University of Iowa Professors Donika Kelly and Melissa Febos are finalists for the National Book Critics Circle Awards for their books, “The Renunciations: Poems” and “Girlhood.”

Grace Smith

Authors Melissa Febos and Donika Kelly pose for a portrait holding each other’s books in the English Philosophy Building at the University of Iowa on Thursday, Jan. 27, 2022. Both Kelly and Febos have been named finalists in the 2022 National Book Critics Awards for the books. Febos’ book, “Girlhood,” explores the narrative women are taught on what it means to be female. “The Renunciations,” by Kelly, is a series of poems about the journey of one’s self during trauma. The awards will be presented virtually in March. (Grace Smith/The Daily Iowan)

Cooper Worth, News Reporter


Writers and partners Donika Kelly and Melissa Febos are finalists for the 2021 National Book Critics Circle Awards.

Kelly and Febos, University of Iowa assistant and associate professors of English, are nominated for their books The Renunciations: Poems and Girlhood, respectively, under the Poetry and Criticism categories. The awards will be presented on March 17 in a virtual ceremony, free and open to the public.

Since 1974, the National Book Critics Circle has presented awards recognizing the best books published in six categories: fiction, nonfiction, biography, autobiography, poetry, and criticism.

Kelly and Febos will compete against five other authors in their respective categories.

The National Book Critics Circle is made up of 800 members consisting of critics, authors, literary bloggers, book publishing professionals, and more. Finalists and awards are chosen by the organization’s members, according to its website.

Febos said it is an honor to be recognized as a finalist for the award alongside Kelly.

“The idea that both of us would be finalists in the same year just seems so far-fetched. We just stood in the hallway and sort of laughed when we found out, and then did a little dance,” she said. “I feel so lucky to be able to write for a living and talk about writing with my students for a living.”

Febos said the process of writing Girlhood started back in 2017, as she went back through childhood journals for research on an essay. She discovered that a younger version of herself had rewritten experiences differently from how she remembers them now.

The experience prompted Febos to interview other women with similar experiences to see how their growth as a woman had played out later in life through systemic values.

“These were sort of really fraught experiences of bullying in particular that I sort of rewrote the narrative in a way that would be more digestible to me psychologically,” she said. “I became curious about unearthing other narratives that I had rewritten in order to make them less burdensome of which might be worth a reexploration.”

Kelly said engaging with her students has been instrumental in how she approaches her work and it has helped her develop a language for thinking about poetry differently.

“Teaching absolutely feeds my work. In the poetry workshops I teach, we read a lot, and the conversations that come out of those readings are just so fun and so helpful,” she said. “The students here are so great at reading and being open to the experience of a poem.”

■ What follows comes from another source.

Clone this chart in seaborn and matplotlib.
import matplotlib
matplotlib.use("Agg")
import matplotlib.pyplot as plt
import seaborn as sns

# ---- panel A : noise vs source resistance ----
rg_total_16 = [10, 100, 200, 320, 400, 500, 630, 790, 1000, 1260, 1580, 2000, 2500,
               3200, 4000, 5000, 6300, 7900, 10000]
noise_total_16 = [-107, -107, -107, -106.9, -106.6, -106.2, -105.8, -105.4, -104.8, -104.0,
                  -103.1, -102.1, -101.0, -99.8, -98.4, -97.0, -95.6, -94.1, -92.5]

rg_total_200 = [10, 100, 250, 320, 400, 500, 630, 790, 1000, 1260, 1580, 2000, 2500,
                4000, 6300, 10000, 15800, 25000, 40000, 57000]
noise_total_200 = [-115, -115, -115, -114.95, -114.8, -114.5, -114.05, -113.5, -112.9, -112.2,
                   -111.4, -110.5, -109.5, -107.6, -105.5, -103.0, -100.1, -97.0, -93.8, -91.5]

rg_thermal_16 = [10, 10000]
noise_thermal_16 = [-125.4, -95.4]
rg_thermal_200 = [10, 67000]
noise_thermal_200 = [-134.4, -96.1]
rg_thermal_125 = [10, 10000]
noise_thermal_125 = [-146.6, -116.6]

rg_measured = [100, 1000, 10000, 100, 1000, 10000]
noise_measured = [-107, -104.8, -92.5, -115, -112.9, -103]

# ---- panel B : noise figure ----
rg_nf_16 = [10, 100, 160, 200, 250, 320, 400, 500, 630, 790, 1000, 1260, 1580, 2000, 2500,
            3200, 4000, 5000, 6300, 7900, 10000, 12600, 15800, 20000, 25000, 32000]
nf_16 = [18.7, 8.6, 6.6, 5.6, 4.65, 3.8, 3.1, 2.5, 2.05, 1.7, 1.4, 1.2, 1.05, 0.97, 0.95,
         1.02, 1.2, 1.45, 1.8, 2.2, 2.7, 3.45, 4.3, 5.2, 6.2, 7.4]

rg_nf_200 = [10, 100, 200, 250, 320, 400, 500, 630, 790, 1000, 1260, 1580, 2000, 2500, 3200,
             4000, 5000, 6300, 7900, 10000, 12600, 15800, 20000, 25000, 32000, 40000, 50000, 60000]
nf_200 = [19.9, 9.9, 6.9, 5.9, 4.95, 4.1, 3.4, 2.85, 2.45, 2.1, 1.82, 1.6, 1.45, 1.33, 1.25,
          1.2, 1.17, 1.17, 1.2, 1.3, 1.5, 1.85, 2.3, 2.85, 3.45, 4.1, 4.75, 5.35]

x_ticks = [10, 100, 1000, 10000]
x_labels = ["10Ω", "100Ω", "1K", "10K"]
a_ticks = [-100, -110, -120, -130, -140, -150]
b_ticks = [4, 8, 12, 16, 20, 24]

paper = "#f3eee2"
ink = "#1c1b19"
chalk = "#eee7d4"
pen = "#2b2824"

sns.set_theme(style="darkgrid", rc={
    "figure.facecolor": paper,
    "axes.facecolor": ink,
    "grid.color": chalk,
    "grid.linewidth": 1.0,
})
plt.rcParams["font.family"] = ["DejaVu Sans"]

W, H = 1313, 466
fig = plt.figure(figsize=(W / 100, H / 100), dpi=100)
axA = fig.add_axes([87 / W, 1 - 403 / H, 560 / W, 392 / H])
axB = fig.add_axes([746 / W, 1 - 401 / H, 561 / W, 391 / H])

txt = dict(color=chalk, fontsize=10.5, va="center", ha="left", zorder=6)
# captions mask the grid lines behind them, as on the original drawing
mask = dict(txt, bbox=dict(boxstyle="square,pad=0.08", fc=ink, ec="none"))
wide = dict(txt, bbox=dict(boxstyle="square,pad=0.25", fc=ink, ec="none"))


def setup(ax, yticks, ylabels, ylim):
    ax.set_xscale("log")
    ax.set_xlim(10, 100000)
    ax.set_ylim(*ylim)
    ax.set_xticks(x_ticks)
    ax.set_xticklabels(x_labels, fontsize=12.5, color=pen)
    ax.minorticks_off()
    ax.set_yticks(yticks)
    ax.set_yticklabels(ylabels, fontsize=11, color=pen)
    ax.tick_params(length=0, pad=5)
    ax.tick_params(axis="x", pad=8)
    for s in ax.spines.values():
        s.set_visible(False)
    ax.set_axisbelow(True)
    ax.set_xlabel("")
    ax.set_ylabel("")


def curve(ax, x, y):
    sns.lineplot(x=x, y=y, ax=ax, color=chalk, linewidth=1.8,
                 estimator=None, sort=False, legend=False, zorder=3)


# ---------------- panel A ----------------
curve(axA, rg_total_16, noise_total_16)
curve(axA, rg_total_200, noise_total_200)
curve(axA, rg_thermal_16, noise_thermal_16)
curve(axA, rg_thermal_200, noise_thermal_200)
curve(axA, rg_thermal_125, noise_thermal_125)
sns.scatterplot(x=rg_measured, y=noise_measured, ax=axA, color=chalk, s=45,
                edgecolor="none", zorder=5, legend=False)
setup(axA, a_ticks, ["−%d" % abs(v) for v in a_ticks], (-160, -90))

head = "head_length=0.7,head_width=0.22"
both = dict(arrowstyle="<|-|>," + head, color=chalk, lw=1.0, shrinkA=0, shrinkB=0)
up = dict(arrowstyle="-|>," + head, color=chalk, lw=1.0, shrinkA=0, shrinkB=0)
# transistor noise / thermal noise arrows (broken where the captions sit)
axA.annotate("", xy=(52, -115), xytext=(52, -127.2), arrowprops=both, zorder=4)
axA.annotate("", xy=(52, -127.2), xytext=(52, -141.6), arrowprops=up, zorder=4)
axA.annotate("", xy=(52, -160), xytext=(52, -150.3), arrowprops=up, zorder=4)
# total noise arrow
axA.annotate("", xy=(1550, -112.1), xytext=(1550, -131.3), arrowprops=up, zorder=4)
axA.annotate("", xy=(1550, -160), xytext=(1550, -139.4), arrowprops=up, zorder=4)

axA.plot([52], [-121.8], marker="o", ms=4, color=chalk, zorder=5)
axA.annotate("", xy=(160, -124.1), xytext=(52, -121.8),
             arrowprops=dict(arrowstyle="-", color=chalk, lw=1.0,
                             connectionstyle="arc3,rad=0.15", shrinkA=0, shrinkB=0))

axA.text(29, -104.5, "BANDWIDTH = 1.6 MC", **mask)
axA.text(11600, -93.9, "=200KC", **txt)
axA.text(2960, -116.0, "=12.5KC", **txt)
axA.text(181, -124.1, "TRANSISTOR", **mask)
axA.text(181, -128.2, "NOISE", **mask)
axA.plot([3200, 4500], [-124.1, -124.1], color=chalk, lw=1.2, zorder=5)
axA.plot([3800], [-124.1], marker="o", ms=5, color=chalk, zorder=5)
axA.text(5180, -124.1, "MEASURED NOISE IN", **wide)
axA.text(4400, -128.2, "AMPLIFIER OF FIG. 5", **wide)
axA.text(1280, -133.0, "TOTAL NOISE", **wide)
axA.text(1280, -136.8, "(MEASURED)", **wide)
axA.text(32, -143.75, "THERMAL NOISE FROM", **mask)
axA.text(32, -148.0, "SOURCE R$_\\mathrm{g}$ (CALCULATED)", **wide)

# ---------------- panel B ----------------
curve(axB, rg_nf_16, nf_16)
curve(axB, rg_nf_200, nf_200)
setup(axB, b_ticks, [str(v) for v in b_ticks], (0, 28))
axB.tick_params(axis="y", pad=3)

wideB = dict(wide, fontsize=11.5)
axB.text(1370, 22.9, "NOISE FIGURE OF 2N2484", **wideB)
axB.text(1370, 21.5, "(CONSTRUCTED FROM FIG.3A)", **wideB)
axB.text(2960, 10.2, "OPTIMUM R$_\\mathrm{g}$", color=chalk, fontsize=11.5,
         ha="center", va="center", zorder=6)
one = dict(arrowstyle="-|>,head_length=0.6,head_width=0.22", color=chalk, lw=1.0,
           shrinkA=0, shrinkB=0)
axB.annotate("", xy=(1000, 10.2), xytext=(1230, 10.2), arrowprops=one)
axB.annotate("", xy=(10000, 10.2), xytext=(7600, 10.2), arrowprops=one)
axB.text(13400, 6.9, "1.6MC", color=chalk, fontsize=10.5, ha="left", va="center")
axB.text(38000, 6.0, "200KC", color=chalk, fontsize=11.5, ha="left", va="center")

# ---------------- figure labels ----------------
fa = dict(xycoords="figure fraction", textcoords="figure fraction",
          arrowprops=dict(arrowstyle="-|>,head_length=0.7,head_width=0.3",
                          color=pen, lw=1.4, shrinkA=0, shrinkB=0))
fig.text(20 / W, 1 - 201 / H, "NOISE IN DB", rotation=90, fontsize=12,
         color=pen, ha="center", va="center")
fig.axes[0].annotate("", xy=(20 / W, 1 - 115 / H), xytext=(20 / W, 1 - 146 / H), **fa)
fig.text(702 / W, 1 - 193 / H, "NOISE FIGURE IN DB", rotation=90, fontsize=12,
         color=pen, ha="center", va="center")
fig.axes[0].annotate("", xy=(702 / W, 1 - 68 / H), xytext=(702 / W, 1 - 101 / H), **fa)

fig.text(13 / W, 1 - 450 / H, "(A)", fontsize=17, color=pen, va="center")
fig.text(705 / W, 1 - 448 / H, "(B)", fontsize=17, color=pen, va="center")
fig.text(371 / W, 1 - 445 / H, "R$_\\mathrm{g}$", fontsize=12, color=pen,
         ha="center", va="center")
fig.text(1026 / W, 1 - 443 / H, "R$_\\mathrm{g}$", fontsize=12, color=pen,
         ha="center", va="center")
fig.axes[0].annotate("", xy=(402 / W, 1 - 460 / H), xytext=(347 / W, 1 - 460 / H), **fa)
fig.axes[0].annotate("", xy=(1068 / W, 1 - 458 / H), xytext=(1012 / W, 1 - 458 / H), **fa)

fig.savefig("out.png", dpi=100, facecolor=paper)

Kelly said she started working on her poetry collection during her time living near Buffalo, New York. She said she had recently moved to the area, and didn’t have much pulling her attention elsewhere, so she began writing.

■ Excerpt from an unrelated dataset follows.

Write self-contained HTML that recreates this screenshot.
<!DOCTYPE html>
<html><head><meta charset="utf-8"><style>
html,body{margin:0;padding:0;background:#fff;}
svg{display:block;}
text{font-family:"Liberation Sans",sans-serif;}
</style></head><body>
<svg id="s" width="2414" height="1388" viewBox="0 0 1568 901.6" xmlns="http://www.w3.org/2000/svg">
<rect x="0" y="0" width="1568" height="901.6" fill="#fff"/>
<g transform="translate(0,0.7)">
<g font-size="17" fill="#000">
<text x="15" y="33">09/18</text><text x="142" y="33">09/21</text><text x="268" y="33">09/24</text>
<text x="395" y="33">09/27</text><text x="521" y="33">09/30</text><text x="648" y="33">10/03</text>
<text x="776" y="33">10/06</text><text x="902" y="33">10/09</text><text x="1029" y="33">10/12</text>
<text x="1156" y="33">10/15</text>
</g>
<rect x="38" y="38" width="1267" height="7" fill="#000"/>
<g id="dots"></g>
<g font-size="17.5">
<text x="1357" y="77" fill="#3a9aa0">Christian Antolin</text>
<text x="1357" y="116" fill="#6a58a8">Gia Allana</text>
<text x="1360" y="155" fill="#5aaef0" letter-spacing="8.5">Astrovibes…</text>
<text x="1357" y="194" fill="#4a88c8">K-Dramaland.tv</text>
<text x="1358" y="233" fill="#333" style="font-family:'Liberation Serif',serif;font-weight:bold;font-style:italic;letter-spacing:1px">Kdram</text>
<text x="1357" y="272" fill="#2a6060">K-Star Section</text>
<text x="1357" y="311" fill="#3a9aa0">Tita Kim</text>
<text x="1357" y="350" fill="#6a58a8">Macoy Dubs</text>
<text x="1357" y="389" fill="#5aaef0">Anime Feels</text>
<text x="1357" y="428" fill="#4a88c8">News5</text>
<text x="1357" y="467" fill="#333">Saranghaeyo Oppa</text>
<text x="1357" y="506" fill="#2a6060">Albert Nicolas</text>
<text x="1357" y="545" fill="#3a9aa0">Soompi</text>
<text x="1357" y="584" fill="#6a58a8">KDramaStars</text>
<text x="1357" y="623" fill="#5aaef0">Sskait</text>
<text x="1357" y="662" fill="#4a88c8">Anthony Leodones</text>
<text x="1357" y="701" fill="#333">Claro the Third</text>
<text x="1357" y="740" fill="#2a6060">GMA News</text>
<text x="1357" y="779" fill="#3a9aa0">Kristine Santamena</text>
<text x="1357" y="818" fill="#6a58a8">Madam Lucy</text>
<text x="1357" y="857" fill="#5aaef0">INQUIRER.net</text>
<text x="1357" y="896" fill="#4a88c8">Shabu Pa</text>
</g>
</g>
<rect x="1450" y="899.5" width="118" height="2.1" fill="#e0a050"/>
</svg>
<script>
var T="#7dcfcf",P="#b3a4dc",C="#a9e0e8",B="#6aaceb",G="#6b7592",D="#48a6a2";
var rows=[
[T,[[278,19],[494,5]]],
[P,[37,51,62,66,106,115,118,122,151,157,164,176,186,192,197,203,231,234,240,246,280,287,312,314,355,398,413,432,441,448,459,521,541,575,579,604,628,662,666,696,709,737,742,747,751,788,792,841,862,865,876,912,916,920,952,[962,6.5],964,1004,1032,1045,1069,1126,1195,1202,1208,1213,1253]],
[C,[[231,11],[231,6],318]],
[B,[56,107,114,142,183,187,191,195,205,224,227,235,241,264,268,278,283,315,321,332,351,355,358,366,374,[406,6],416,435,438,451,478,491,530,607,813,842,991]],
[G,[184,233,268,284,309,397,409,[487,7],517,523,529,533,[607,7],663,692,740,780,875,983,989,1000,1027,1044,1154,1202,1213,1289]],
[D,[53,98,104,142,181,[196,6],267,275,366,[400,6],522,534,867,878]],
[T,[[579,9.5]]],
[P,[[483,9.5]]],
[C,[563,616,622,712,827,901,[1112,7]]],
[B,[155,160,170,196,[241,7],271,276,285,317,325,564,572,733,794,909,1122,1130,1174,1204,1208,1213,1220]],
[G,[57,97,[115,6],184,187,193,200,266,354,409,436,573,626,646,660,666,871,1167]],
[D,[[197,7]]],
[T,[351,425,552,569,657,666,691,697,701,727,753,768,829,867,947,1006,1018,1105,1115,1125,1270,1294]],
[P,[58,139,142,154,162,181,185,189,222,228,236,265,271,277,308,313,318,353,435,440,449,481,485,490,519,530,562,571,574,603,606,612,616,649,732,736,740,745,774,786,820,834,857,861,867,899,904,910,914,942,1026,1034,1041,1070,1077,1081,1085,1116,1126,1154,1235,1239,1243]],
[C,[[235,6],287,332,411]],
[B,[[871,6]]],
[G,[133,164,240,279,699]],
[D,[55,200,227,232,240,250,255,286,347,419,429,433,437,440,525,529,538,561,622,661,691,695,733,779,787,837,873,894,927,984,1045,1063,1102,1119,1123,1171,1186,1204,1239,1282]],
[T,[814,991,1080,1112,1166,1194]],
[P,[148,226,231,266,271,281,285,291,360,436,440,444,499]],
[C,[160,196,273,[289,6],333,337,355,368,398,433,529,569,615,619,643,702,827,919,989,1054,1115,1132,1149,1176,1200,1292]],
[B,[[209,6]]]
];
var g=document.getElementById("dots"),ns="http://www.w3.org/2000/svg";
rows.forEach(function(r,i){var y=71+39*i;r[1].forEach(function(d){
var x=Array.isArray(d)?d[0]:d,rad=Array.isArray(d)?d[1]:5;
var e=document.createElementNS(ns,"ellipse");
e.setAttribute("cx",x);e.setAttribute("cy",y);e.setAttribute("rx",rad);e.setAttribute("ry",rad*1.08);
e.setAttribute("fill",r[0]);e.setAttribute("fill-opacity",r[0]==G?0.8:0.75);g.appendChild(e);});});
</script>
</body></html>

“I was making a lot of observations, feeling a lot of feelings, and the place where all of that went was in two poems,” Kelly said.

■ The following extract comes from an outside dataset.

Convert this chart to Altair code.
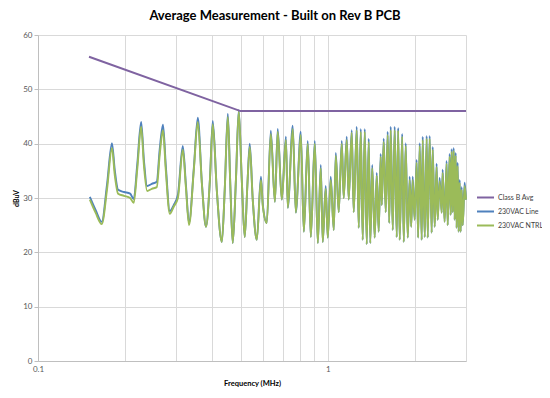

The poems in The Renunciations tell the story of how someone’s perspective of themself can be altered after experiencing trauma, with Kelly touching on themes of love, resilience, and survival.

Even though she does not necessarily write her poems for other people, Kelly said it’s exciting to share her work with readers who recognize it as art.

“Poems are a space for me to process what I’m thinking and how I’m thinking to investigate how I came to the stories that have defined so much of my life,” she said. “It feels like an investigatory practice that’s been really vital for both my life as a writer and a teacher.”

Loren Glass, UI English department executive officer and professor, said writers like Febos and Kelly as writers and professors demonstrate the direction in which the department is heading.

“It shows that we are the English department of the future,” he said. “We’re going to have folks who are both critics and content producers, folks exactly like Melissa and Donika who have really combined being an artist and a critic in a way that we haven’t seen as much in the English department.”

Febos said if there is ever a time that she thinks about the audience who would enjoy her work, she thinks of one reader specifically and said she feels grateful that so many have related to Girlhood.

“If I’m ever thinking of any kind of reader in particular it is of a slightly younger version of myself, or whatever kind of reader that has shared my experience and needs some company in that process,” she said. “This book, that has touched so many people, has been incredibly rewarding.”